_WHAT YOU ARE ASKED TO DO:_ Copy each line exactly. Drop every picture.
* * *
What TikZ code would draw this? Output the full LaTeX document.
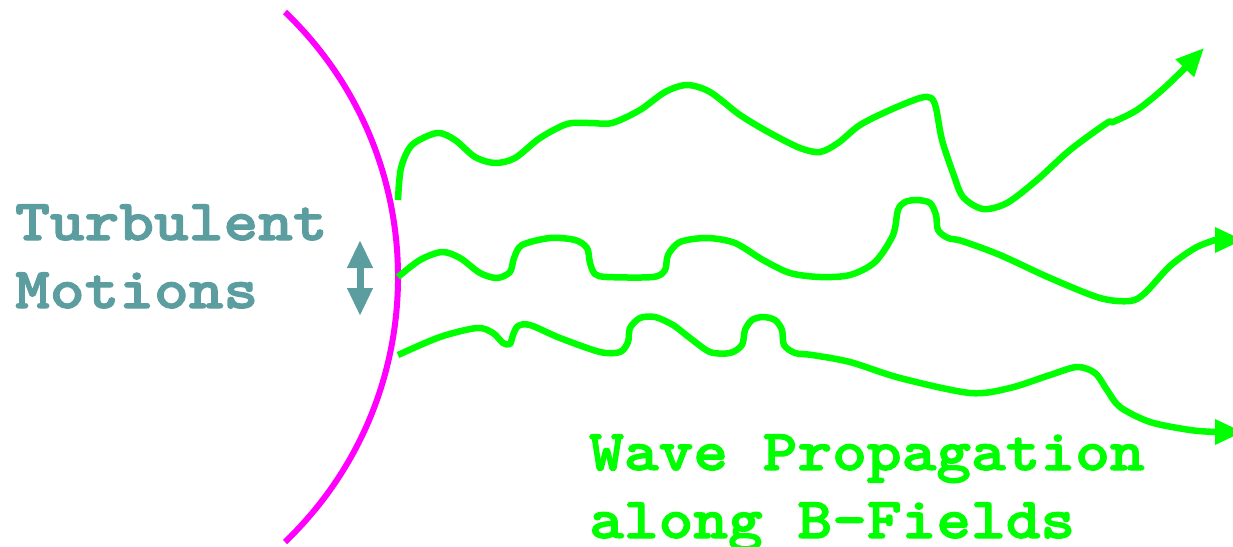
\documentclass[tikz,border=0pt]{standalone}
\usepackage{fontspec}
\newfontfamily\labelfont{lmmonolt10-bold.otf}[FakeStretch=1.14, FakeBold=2]
\usetikzlibrary{arrows.meta}
\definecolor{wavegreen}{RGB}{0,255,0}
\definecolor{frontpink}{RGB}{255,0,255}
\definecolor{turbteal}{RGB}{92,158,160}
\tikzset{
  front/.style={frontpink, line width=6pt},
  wave/.style={wavegreen, line width=6.5pt, line join=round},
  wavetip/.style={-{Triangle[length=28pt,width=24pt]}},
  label/.style={inner sep=0pt, anchor=base west, font=\labelfont\fontsize{58}{68}\selectfont},
}
\begin{document}
\begin{tikzpicture}[x=1pt,y=-1pt]
\useasboundingbox (0,0) rectangle (1233,546);

% curved front
\draw[front] (285,12) .. controls (435.7,156.4) and (435.7,397.6) .. (285,542);

% turbulent motion arrow
\draw[turbteal, line width=7pt,
  {Triangle[length=28pt,width=24pt]}-{Triangle[length=28pt,width=24pt]}]
  (360,240) -- (360,316);

% upper wave
\draw[wave, wavetip] plot[smooth, tension=0.5] coordinates {
  (398,200) (401,168) (412,145) (437,133) (455,140) (475,157) (495,163)
  (515,158) (540,138) (567,124) (590,123) (612,123) (640,110) (665,92)
  (687,85) (710,92) (740,115) (770,133) (800,148) (820,152) (838,143)
  (860,125) (890,110) (920,98) (931,98) (936,108) (942,140) (953,173)
  (963,197) (983,209) (1007,203) (1037,180) (1070,150) (1107,123)
  (1113,122) (1137,110) (1162,90) (1184,69)} -- (1204,48);

% middle wave
\draw[wave, wavetip] plot[smooth, tension=0.5] coordinates {
  (398,277) (420,260) (442,252) (460,258) (480,273) (497,278) (510,272)
  (514,258) (522,245) (550,238) (575,240) (587,248) (590,263) (595,274)
  (607,277) (653,277) (665,270) (668,255) (680,242) (707,238) (735,243)
  (763,260) (790,273) (820,277) (850,275) (875,262) (893,235) (898,210)
  (905,202) (917,200) (930,203) (936,215) (938,230) (948,238) (962,241)
  (1000,255) (1050,278) (1100,298) (1130,301) (1145,293) (1170,266)
  (1195,248) (1215,240)} -- (1243,240);

% lower wave
\draw[wave, wavetip] plot[smooth, tension=0.5] coordinates {
  (398,355) (440,337) (477,328) (493,333) (503,343) (510,344) (513,335)
  (518,326) (530,325) (560,338) (600,352) (620,352) (628,342) (630,328)
  (640,318) (655,317) (673,325) (690,338) (710,352) (730,353) (742,345)
  (745,330) (752,320) (763,317) (775,320) (782,330) (784,345) (795,353)
  (812,355) (850,362) (900,378) (970,393) (1010,388) (1050,375)
  (1077,367) (1095,373) (1107,390) (1120,407) (1150,422) (1190,430)
  (1215,432)} -- (1243,432);

% labels
\node[label, text=turbteal] (turb1) at (15,240) {Turbulent};
\node[label, text=turbteal] (turb2) at (15,308) {Motions};
\node[label, text=wavegreen] (wave1) at (589,470) {Wave Propagation};
\node[label, text=wavegreen] (wave2) at (589,538) {along B-Fields};
\end{tikzpicture}
\end{document}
* * *
_SOLUTION:_
What TikZ code would draw this? Output the full LaTeX document.
\documentclass[tikz,border=0pt]{standalone}
\usepackage{fontspec}
\newfontfamily\labelfont{lmmonolt10-bold.otf}[FakeStretch=1.14, FakeBold=2]
\usetikzlibrary{arrows.meta}
\definecolor{wavegreen}{RGB}{0,255,0}
\definecolor{frontpink}{RGB}{255,0,255}
\definecolor{turbteal}{RGB}{92,158,160}
\tikzset{
  front/.style={frontpink, line width=6pt},
  wave/.style={wavegreen, line width=6.5pt, line join=round},
  wavetip/.style={-{Triangle[length=28pt,width=24pt]}},
  label/.style={inner sep=0pt, anchor=base west, font=\labelfont\fontsize{58}{68}\selectfont},
}
\begin{document}
\begin{tikzpicture}[x=1pt,y=-1pt]
\useasboundingbox (0,0) rectangle (1233,546);

% curved front
\draw[front] (285,12) .. controls (435.7,156.4) and (435.7,397.6) .. (285,542);

% turbulent motion arrow
\draw[turbteal, line width=7pt,
  {Triangle[length=28pt,width=24pt]}-{Triangle[length=28pt,width=24pt]}]
  (360,240) -- (360,316);

% upper wave
\draw[wave, wavetip] plot[smooth, tension=0.5] coordinates {
  (398,200) (401,168) (412,145) (437,133) (455,140) (475,157) (495,163)
  (515,158) (540,138) (567,124) (590,123) (612,123) (640,110) (665,92)
  (687,85) (710,92) (740,115) (770,133) (800,148) (820,152) (838,143)
  (860,125) (890,110) (920,98) (931,98) (936,108) (942,140) (953,173)
  (963,197) (983,209) (1007,203) (1037,180) (1070,150) (1107,123)
  (1113,122) (1137,110) (1162,90) (1184,69)} -- (1204,48);

% middle wave
\draw[wave, wavetip] plot[smooth, tension=0.5] coordinates {
  (398,277) (420,260) (442,252) (460,258) (480,273) (497,278) (510,272)
  (514,258) (522,245) (550,238) (575,240) (587,248) (590,263) (595,274)
  (607,277) (653,277) (665,270) (668,255) (680,242) (707,238) (735,243)
  (763,260) (790,273) (820,277) (850,275) (875,262) (893,235) (898,210)
  (905,202) (917,200) (930,203) (936,215) (938,230) (948,238) (962,241)
  (1000,255) (1050,278) (1100,298) (1130,301) (1145,293) (1170,266)
  (1195,248) (1215,240)} -- (1243,240);

% lower wave
\draw[wave, wavetip] plot[smooth, tension=0.5] coordinates {
  (398,355) (440,337) (477,328) (493,333) (503,343) (510,344) (513,335)
  (518,326) (530,325) (560,338) (600,352) (620,352) (628,342) (630,328)
  (640,318) (655,317) (673,325) (690,338) (710,352) (730,353) (742,345)
  (745,330) (752,320) (763,317) (775,320) (782,330) (784,345) (795,353)
  (812,355) (850,362) (900,378) (970,393) (1010,388) (1050,375)
  (1077,367) (1095,373) (1107,390) (1120,407) (1150,422) (1190,430)
  (1215,432)} -- (1243,432);

% labels
\node[label, text=turbteal] (turb1) at (15,240) {Turbulent};
\node[label, text=turbteal] (turb2) at (15,308) {Motions};
\node[label, text=wavegreen] (wave1) at (589,470) {Wave Propagation};
\node[label, text=wavegreen] (wave2) at (589,538) {along B-Fields};
\end{tikzpicture}
\end{document}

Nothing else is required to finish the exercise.